Many of CSALC’s clients come to the clinic due to language and cultural barriers they may face at standard legal aid clinics.

“Legal Aid Ontario, when they make the decision how to cut, they specifically mention that they are guided by a number of principles, including the principle that they aim to reduce the impact of the cuts on racialized groups, including Indigenous people and people of colour, and that was the guiding principle of how they wanted to cut, which is why originally we only got 1.2 per cent of the overall budget cut. But by refusing to pay the in-year increase, we are effectively getting a much higher percentage of cut, which goes against their own stated principle of reducing the impact on racialized groups.”

LAO spokesperson Graeme Burk confirmed that “principles governing the … recent changes to the clinic funding system” includes the aim to “[r]educe impact on members of particularly disadvantaged communities,” including those in racialized communities.

According to information from the LAO, its clinics face funding cuts from around one per cent to around 11 per cent, with the majority falling toward the lower end of the scale. The average “adjustment” to clinics in Toronto is six per cent, with the exception of its Parkdale clinic, which faces its own $1 million cutback.  

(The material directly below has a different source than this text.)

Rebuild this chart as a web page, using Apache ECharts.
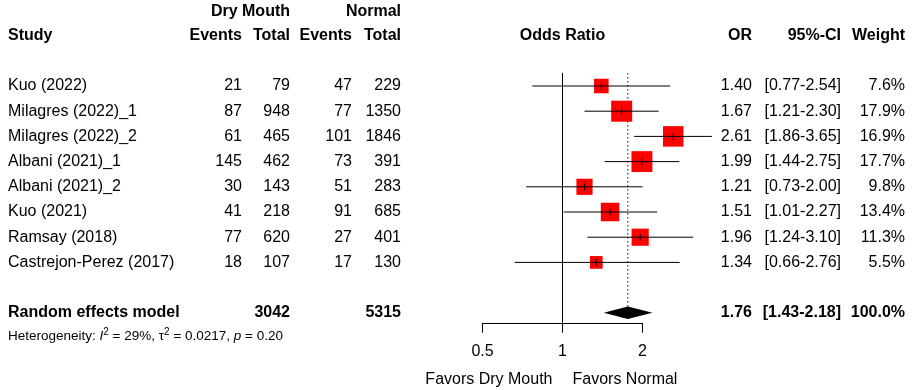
<!DOCTYPE html>
<html>
<head>
<meta charset="utf-8">
<script src="https://cdn.jsdelivr.net/npm/echarts@6/dist/echarts.min.js"></script>
<style>
  html, body { margin: 0; padding: 0; background: #fff; }
  #chart { width: 912px; height: 390px; }
</style>
</head>
<body>
<div id="chart"></div>
<script>
// ---------------- data ----------------
const studies   = ["Kuo (2022)", "Milagres (2022)_1", "Milagres (2022)_2", "Albani (2021)_1",
                   "Albani (2021)_2", "Kuo (2021)", "Ramsay (2018)", "Castrejon-Perez (2017)"];
const dmEvents  = [21, 87, 61, 145, 30, 41, 77, 18];
const dmTotal   = [79, 948, 465, 462, 143, 218, 620, 107];
const nEvents   = [47, 77, 101, 73, 51, 91, 27, 17];
const nTotal    = [229, 1350, 1846, 391, 283, 685, 401, 130];
const orVal     = [1.40, 1.67, 2.61, 1.99, 1.21, 1.51, 1.96, 1.34];
const ciLow     = [0.77, 1.21, 1.86, 1.44, 0.73, 1.01, 1.24, 0.66];
const ciHigh    = [2.54, 2.30, 3.65, 2.75, 2.00, 2.27, 3.10, 2.76];
const weights   = [7.6, 17.9, 16.9, 17.7, 9.8, 13.4, 11.3, 5.5];
const pooledLabel  = "Random effects model";
const pooledDmTotal = 3042;
const pooledNTotal  = 5315;
const pooledOR     = 1.76;
const pooledLow    = 1.43;
const pooledHigh   = 2.18;
const pooledWeight = 100.0;
const heterogeneity = { i2: "29%", tau2: "0.0217", p: "0.20" };
const xTicks    = [0.5, 1, 2];
const favorsLeft  = "Favors Dry Mouth";
const favorsRight = "Favors Normal";
const groupHeaders = ["Dry Mouth", "Normal"];
const colHeaders = ["Study", "Events", "Total", "Events", "Total", "Odds Ratio", "OR", "95%-CI", "Weight"];

// ---------------- layout ----------------
const FONT = "'Liberation Sans', Arial, Helvetica, sans-serif";
const COL = { study: 8, dmEv: 242, dmTot: 290, nEv: 352, nTot: 401, or: 752, ci: 841, w: 905 };
const ROW_HEAD1 = -2.95, ROW_HEAD2 = -2, ROW_POOL = 9, ROW_HET = 9.95, ROW_FAV = 11.67;

const cells = [];
function cell(row, text, x, align, bold, size) {
  cells.push({ row, text, x, align, bold: !!bold, size: size || 16 });
}
// headers
cell(ROW_HEAD1, groupHeaders[0], COL.dmTot, 'right', true);
cell(ROW_HEAD1, groupHeaders[1], COL.nTot, 'right', true);
cell(ROW_HEAD2, colHeaders[0], COL.study, 'left', true);
cell(ROW_HEAD2, colHeaders[1], COL.dmEv, 'right', true);
cell(ROW_HEAD2, colHeaders[2], COL.dmTot, 'right', true);
cell(ROW_HEAD2, colHeaders[3], COL.nEv, 'right', true);
cell(ROW_HEAD2, colHeaders[4], COL.nTot, 'right', true);
cell(ROW_HEAD2, colHeaders[5], 'ONE', 'center', true);
cell(ROW_HEAD2, colHeaders[6], COL.or, 'right', true);
cell(ROW_HEAD2, colHeaders[7], COL.ci, 'right', true);
cell(ROW_HEAD2, colHeaders[8], COL.w, 'right', true);
// study rows
studies.forEach((s, i) => {
  cell(i, s, COL.study, 'left');
  cell(i, String(dmEvents[i]), COL.dmEv, 'right');
  cell(i, String(dmTotal[i]), COL.dmTot, 'right');
  cell(i, String(nEvents[i]), COL.nEv, 'right');
  cell(i, String(nTotal[i]), COL.nTot, 'right');
  cell(i, orVal[i].toFixed(2), COL.or, 'right');
  cell(i, '[' + ciLow[i].toFixed(2) + '-' + ciHigh[i].toFixed(2) + ']', COL.ci, 'right');
  cell(i, weights[i].toFixed(1) + '%', COL.w, 'right');
});
// pooled row
cell(ROW_POOL, pooledLabel, COL.study, 'left', true);
cell(ROW_POOL, String(pooledDmTotal), COL.dmTot, 'right', true);
cell(ROW_POOL, String(pooledNTotal), COL.nTot, 'right', true);
cell(ROW_POOL, pooledOR.toFixed(2), COL.or, 'right', true);
cell(ROW_POOL, '[' + pooledLow.toFixed(2) + '-' + pooledHigh.toFixed(2) + ']', COL.ci, 'right', true);
cell(ROW_POOL, pooledWeight.toFixed(1) + '%', COL.w, 'right', true);
// favors labels
cell(ROW_FAV, favorsLeft, 'ONE_L', 'right');
cell(ROW_FAV, favorsRight, 'ONE_R', 'left');

const chart = echarts.init(document.getElementById('chart'), null, { renderer: 'canvas' });

const option = {
  animation: false,
  backgroundColor: '#ffffff',
  grid: { left: 482.5, width: 160, top: 0.32, height: 322.56 },
  xAxis: {
    type: 'log', logBase: 2, min: xTicks[0], max: xTicks[xTicks.length - 1],
    axisLine: { show: true, onZero: false, lineStyle: { color: '#000', width: 1 } },
    axisTick: { show: true, length: 10, lineStyle: { color: '#000', width: 1 } },
    axisLabel: { show: true, margin: 21, color: '#000', fontSize: 16, fontFamily: FONT,
                 formatter: v => String(+v.toFixed(2)) },
    splitLine: { show: false }, minorTick: { show: false }
  },
  yAxis: { type: 'value', inverse: true, min: -3.4, max: 9.4, show: false },
  series: [
    { // reference lines
      type: 'custom', clip: false, silent: true, z: 1,
      data: [[1, 0]],
      renderItem: (params, api) => {
        const x1 = api.coord([1, 0])[0];
        const xp = api.coord([pooledOR, 0])[0];
        const yTop = api.coord([1, -0.52])[1];
        const yBot = api.coord([1, 9.4])[1];
        const yDia = api.coord([1, ROW_POOL])[1] - 6;
        return { type: 'group', children: [
          { type: 'line', shape: { x1: x1, y1: yTop, x2: x1, y2: yBot }, style: { stroke: '#000', lineWidth: 1 } },
          { type: 'line', shape: { x1: xp, y1: yTop, x2: xp, y2: yDia }, style: { stroke: '#444', lineWidth: 1.3, lineDash: [1.5, 2.5] } }
        ]};
      }
    },
    { // studies
      type: 'custom', clip: false, silent: true, z: 3,
      data: studies.map((s, i) => [orVal[i], i, ciLow[i], ciHigh[i], weights[i]]),
      renderItem: (params, api) => {
        const p = api.coord([api.value(0), api.value(1)]);
        const lo = api.coord([api.value(2), api.value(1)])[0];
        const hi = api.coord([api.value(3), api.value(1)])[0];
        const sz = 2.4 + 4.4 * Math.sqrt(api.value(4));
        return { type: 'group', children: [
          { type: 'rect', shape: { x: p[0] - sz / 2, y: p[1] - sz / 2, width: sz, height: sz }, style: { fill: '#ff0000' } },
          { type: 'line', shape: { x1: lo, y1: p[1], x2: hi, y2: p[1] }, style: { stroke: '#000', lineWidth: 1 } },
          { type: 'line', shape: { x1: p[0], y1: p[1] - 3.5, x2: p[0], y2: p[1] + 3.5 }, style: { stroke: '#000', lineWidth: 1 } }
        ]};
      }
    },
    { // pooled diamond
      type: 'custom', clip: false, silent: true, z: 3,
      data: [[pooledOR, ROW_POOL, pooledLow, pooledHigh]],
      renderItem: (params, api) => {
        const p = api.coord([api.value(0), api.value(1)]);
        const lo = api.coord([api.value(2), api.value(1)])[0];
        const hi = api.coord([api.value(3), api.value(1)])[0];
        return { type: 'polygon', shape: { points: [[lo, p[1]], [p[0], p[1] - 6.2], [hi, p[1]], [p[0], p[1] + 6.2]] },
                 style: { fill: '#000' } };
      }
    },
    { // table texts
      type: 'custom', clip: false, silent: true, z: 4,
      data: cells.map((c, k) => [1, c.row, k]),
      renderItem: (params, api) => {
        const c = cells[api.value(2)];
        const y = api.coord([1, c.row])[1];
        const x1 = api.coord([1, c.row])[0];
        let x = c.x;
        if (x === 'ONE') x = x1;
        if (x === 'ONE_L') x = x1 - 10;
        if (x === 'ONE_R') x = x1 + 10;
        return { type: 'text', style: {
          text: c.text, x: x, y: y, align: c.align, verticalAlign: 'middle',
          fontSize: c.size, fontFamily: FONT, fontWeight: c.bold ? 'bold' : 'normal', fill: '#000'
        }};
      }
    },
    { // heterogeneity line
      type: 'custom', clip: false, silent: true, z: 4,
      data: [[1, ROW_HET]],
      renderItem: (params, api) => {
        const y = api.coord([1, ROW_HET])[1];
        return { type: 'text', style: {
          text: 'Heterogeneity: {it|I}{sup|2} = ' + heterogeneity.i2 + ', τ{sup|2} = ' + heterogeneity.tau2 + ', {it|p} = ' + heterogeneity.p,
          x: COL.study, y: y, align: 'left', verticalAlign: 'middle',
          fontSize: 13.5, fontFamily: FONT, fill: '#000',
          rich: {
            it: { fontStyle: 'italic', fontSize: 13.5, fontFamily: FONT, fill: '#000' },
            sup: { fontSize: 10, fontFamily: FONT, fill: '#000', verticalAlign: 'top', lineHeight: 18, padding: [0, 0, 8, 0] }
          }
        }};
      }
    }
  ]
};
chart.setOption(option);
</script>
</body>
</html>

He called Go’s comments “unfair.”

“The reduction to the CSALC budget was a modest 1.2 [per cent],” said Burk. “It is a completely unfair characterization to say that LAO did not live by its stated principle of minimizing impacts on racialized communities.”

Burk called the CSALC’s impending rent increase an “operational issue that has nothing to do with the most recent funding decisions” and something that “would present a problem in any fiscal environment.”

“It would … be inaccurate to say that LAO is withdrawing help with an impending rent increase,” he said. “The clinic had identified the increase was substantial and decided to explore other options. Indeed, we have met with CSALC and will continue to work with them to find an affordable solution.”

Burk did confirm the LAO has stopped providing funding to its clinics for increases in rent, and that they are being encouraged to “hold off from any long-term leases that go beyond” March 31, 2020.

Go was asked about Premier Doug Ford’s promise that nobody would go without legal aid as a result of the province’s cuts.

“I’m telling the premier that it is simply not true that nobody will be out legal aid, because, for sure, once you start cutting staff, there will be clients that will not get service, and I will gladly refer all these clients to his office — and the new attorney general’s office — and see how they could help them.”